Some cases with stage III disease in the Masaoka-Koga system were reclassified into stage I or II according to the 8th TNM staging system. Meurgey et al. have revealed a significant difference in time to relapse between stages of Masaoka-Koga system; however, the gap was narrowed by new staging system using TNM classification (9). Recently, a retrospective study conducted in China has also reported that the variance between stages in relapse ratio and overall survival became insignificant when re-staged considering the 8th TNM-based staging compared with that considering the Masaoka-Koga staging system (11). These results may have stemmed from the expansion of stage I disease. Stage I in the new TNM-based system comprises T1bN0M0 disease, which was previously treated as stage III. The study has reported significant difference in relapse and survival between patients with T1aN0M0 and T1bN0M0 diseases (11). These studies indicate that resectability plays a crucial role in patients’ prognosis.

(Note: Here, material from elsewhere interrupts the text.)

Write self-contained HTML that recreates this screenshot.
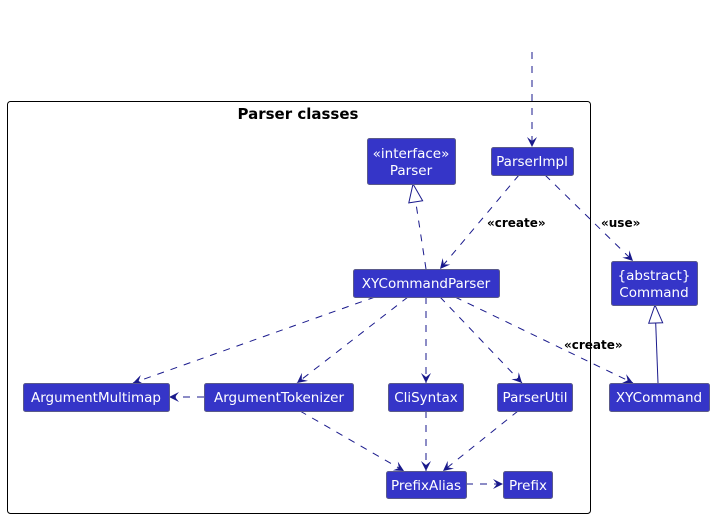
<!DOCTYPE html>
<html><head><meta charset="utf-8"><style>
html,body{margin:0;padding:0;background:#fff;width:715px;height:518px;overflow:hidden}
svg{display:block}
.b{fill:#3535c8;stroke:#5a5a8a;stroke-width:1}
.t{fill:#fff;font-family:"DejaVu Sans","Liberation Sans",sans-serif;font-size:13.5px;text-anchor:middle}
.d{stroke:#1a1a8c;stroke-width:1;stroke-dasharray:7,7;fill:none}
.s{stroke:#1a1a8c;stroke-width:1;fill:none}
.l{font-family:"DejaVu Sans","Liberation Sans",sans-serif;font-size:12px;font-weight:bold;fill:#000}
</style></head><body>
<svg width="715" height="518" viewBox="0 0 715 518">
<defs>
<marker id="a" viewBox="0 0 12 12" refX="11" refY="6" markerWidth="12" markerHeight="12" orient="auto" markerUnits="userSpaceOnUse">
<path d="M1,1 L11,6 L1,11 L5,6 Z" fill="#1a1a8c"/></marker>
<marker id="h" viewBox="0 0 20 20" refX="19" refY="10" markerWidth="20" markerHeight="20" orient="auto" markerUnits="userSpaceOnUse">
<path d="M1,3 L19,10 L1,17 Z" fill="#fff" stroke="#1a1a8c"/></marker>
</defs>
<rect x="7.5" y="101.5" width="583" height="412" rx="3" fill="none" stroke="#000" stroke-width="1"/>
<text x="298" y="119" style="font-family:'DejaVu Sans','Liberation Sans',sans-serif;font-size:15px;font-weight:bold" text-anchor="middle">Parser classes</text>

<line class="d" x1="532" y1="52" x2="532" y2="147" marker-end="url(#a)"/>
<line class="d" x1="426" y1="269" x2="413" y2="184" marker-end="url(#h)"/>
<line class="d" x1="519" y1="175" x2="440" y2="269" marker-end="url(#a)"/>
<line class="d" x1="545" y1="175" x2="633" y2="261" marker-end="url(#a)"/>
<line class="s" x1="658" y1="383" x2="655" y2="305" marker-end="url(#h)"/>
<line class="d" x1="375" y1="297" x2="133" y2="383" marker-end="url(#a)"/>
<line class="d" x1="408" y1="297" x2="297" y2="383" marker-end="url(#a)"/>
<line class="d" x1="426" y1="297" x2="426" y2="383" marker-end="url(#a)"/>
<line class="d" x1="440" y1="297" x2="522" y2="383" marker-end="url(#a)"/>
<line class="d" x1="455" y1="297" x2="633" y2="383" marker-end="url(#a)"/>
<line class="d" x1="204" y1="397" x2="169" y2="397" marker-end="url(#a)"/>
<line class="d" x1="300" y1="411" x2="404" y2="471" marker-end="url(#a)"/>
<line class="d" x1="426" y1="411" x2="426" y2="471" marker-end="url(#a)"/>
<line class="d" x1="518" y1="411" x2="443" y2="471" marker-end="url(#a)"/>
<line class="d" x1="466" y1="484" x2="503" y2="484" marker-end="url(#a)"/>

<text class="l" x="487" y="227">«create»</text>
<text class="l" x="601" y="227">«use»</text>
<text class="l" x="564" y="349">«create»</text>

<rect class="b" x="367.5" y="138.5" width="88" height="46" rx="2"/>
<text class="t" x="411" y="158">«interface»</text><text class="t" x="411" y="175">Parser</text>
<rect class="b" x="491.5" y="147.5" width="82" height="28" rx="2"/>
<text class="t" x="532" y="166">ParserImpl</text>
<rect class="b" x="353.5" y="269.5" width="146" height="28" rx="2"/>
<text class="t" x="426" y="288">XYCommandParser</text>
<rect class="b" x="611.5" y="261.5" width="86" height="44" rx="2"/>
<text class="t" x="654" y="280">{abstract}</text><text class="t" x="654" y="297">Command</text>
<rect class="b" x="23.5" y="383.5" width="146" height="28" rx="2"/>
<text class="t" x="96" y="402">ArgumentMultimap</text>
<rect class="b" x="204.5" y="383.5" width="149" height="28" rx="2"/>
<text class="t" x="279" y="402">ArgumentTokenizer</text>
<rect class="b" x="388.5" y="383.5" width="75" height="28" rx="2"/>
<text class="t" x="426" y="402">CliSyntax</text>
<rect class="b" x="497.5" y="383.5" width="75" height="28" rx="2"/>
<text class="t" x="535" y="402">ParserUtil</text>
<rect class="b" x="609.5" y="383.5" width="100" height="28" rx="2"/>
<text class="t" x="659" y="402">XYCommand</text>
<rect class="b" x="386.5" y="471.5" width="80" height="27" rx="2"/>
<text class="t" x="426" y="490">PrefixAlias</text>
<rect class="b" x="503.5" y="471.5" width="49" height="27" rx="2"/>
<text class="t" x="528" y="490">Prefix</text>
</svg>
</body></html>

The retrospective study by Meurgey et al. has revealed the ITMIG consensus statements on the histology of thymic malignancies, which appropriately reflects the pathological findings of each subtype (9). Therefore, consensus criteria must be assessed henceforth whether they benefit the diagnosis regardless of observer experience. Surgical resectability has impact on prognosis assessment even when applying the 8th TNM staging system. Further investigations on a large number of cases are required, with international collaborations, to reveal the characteristics of thymic malignancies, which is a rare cancer, to stratify of prognosis using N and M factors.
Conflicts of Interest: The authors have no conflicts of interest to declare.